Material provided

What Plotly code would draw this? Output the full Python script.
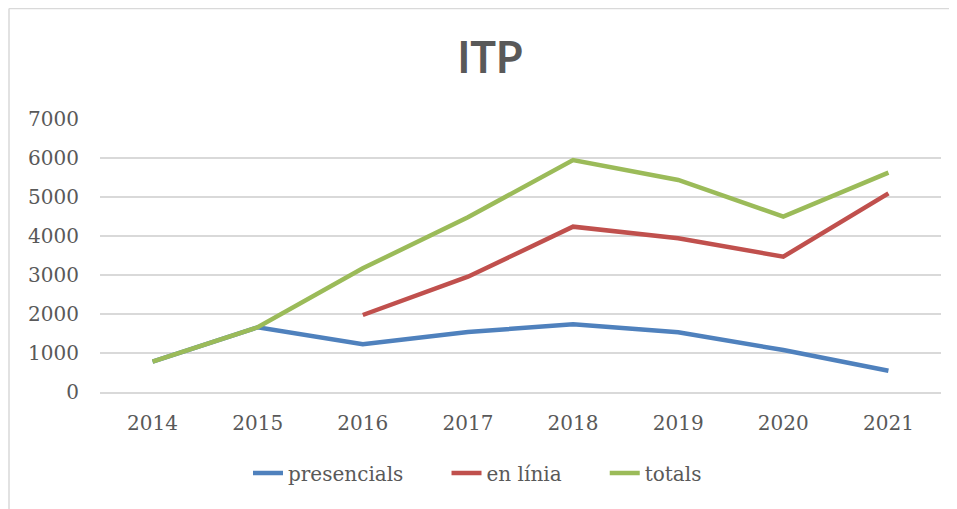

--

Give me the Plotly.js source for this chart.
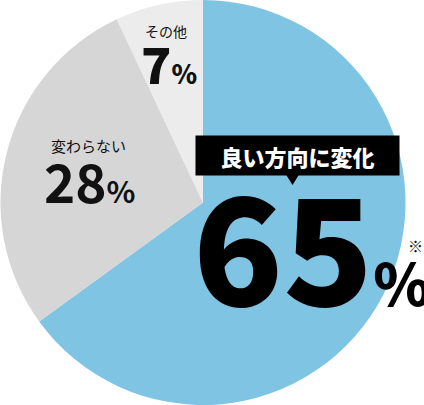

* * *

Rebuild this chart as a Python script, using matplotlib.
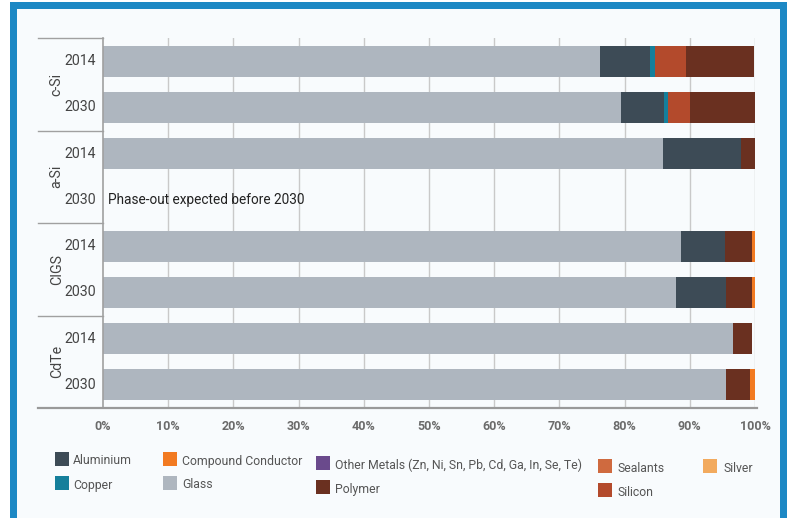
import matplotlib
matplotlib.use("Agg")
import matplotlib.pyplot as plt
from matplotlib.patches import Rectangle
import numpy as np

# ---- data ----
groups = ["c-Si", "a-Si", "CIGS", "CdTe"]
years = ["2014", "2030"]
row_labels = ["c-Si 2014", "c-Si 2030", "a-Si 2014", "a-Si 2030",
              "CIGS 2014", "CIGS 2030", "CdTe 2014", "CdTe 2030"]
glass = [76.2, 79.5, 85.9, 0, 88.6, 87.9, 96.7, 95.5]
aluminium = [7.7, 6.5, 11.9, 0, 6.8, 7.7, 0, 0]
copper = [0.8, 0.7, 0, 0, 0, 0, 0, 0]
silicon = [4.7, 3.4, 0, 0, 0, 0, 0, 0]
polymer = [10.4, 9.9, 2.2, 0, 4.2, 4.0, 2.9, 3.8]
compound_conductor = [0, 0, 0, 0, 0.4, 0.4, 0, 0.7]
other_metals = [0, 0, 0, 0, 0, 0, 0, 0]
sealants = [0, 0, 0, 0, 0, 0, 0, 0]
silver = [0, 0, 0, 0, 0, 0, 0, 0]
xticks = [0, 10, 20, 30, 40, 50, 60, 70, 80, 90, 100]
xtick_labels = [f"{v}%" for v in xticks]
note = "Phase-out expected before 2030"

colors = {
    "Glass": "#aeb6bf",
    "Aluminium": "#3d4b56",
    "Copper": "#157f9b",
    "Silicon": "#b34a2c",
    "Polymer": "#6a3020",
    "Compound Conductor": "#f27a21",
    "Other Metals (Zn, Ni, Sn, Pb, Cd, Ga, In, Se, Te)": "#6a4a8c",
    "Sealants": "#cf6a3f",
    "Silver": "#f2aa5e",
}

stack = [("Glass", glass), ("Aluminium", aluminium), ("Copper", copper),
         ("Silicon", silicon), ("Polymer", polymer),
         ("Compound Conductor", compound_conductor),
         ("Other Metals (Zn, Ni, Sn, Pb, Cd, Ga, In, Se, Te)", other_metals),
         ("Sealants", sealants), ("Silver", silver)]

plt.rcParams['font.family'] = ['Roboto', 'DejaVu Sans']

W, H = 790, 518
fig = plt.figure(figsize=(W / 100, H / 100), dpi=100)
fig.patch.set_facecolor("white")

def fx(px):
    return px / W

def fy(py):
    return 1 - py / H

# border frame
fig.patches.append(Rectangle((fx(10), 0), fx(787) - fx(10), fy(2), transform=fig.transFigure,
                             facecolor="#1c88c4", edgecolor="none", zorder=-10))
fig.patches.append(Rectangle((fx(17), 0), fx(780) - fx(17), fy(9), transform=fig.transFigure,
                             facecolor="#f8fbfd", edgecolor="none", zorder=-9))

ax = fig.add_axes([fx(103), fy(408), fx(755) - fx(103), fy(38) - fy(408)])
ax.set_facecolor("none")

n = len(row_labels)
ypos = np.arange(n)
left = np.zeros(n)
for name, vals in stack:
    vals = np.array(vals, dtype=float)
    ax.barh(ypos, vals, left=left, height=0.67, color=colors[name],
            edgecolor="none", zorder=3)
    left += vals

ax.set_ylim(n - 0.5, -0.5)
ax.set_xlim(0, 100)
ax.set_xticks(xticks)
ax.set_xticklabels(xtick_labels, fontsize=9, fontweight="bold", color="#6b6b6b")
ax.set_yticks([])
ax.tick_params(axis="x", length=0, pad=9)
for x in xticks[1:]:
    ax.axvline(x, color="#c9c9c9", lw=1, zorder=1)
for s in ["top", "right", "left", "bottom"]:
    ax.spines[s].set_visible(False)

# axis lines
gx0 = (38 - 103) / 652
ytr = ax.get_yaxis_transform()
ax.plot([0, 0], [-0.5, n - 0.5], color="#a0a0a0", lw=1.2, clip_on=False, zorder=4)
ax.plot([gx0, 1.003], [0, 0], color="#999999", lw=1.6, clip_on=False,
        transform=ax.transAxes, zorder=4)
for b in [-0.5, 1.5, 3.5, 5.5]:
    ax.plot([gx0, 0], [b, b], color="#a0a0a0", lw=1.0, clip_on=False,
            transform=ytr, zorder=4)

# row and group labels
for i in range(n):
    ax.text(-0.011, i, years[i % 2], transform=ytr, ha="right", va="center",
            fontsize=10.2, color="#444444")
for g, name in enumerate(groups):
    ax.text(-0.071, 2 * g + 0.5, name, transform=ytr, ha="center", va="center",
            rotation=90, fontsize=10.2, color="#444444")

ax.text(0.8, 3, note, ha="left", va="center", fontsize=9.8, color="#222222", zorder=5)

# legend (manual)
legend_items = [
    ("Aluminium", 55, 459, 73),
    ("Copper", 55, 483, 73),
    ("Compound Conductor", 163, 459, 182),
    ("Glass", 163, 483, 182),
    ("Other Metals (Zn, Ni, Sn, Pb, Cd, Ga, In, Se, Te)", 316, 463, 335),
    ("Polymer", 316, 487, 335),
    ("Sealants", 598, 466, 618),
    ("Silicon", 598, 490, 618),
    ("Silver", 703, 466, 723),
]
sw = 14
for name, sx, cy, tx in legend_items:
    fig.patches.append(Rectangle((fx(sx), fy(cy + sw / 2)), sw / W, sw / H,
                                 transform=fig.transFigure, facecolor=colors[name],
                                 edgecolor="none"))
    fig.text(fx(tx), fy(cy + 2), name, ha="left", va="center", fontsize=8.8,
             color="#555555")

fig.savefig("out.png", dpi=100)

Task description
Reproduce the data above exactly, but only from the line containing "Rebuild this chart" through the line containing "import numpy as np"; skip the pictures.

Written response
Rebuild this chart as a Python script, using matplotlib.
import matplotlib
matplotlib.use("Agg")
import matplotlib.pyplot as plt
from matplotlib.patches import Rectangle
import numpy as np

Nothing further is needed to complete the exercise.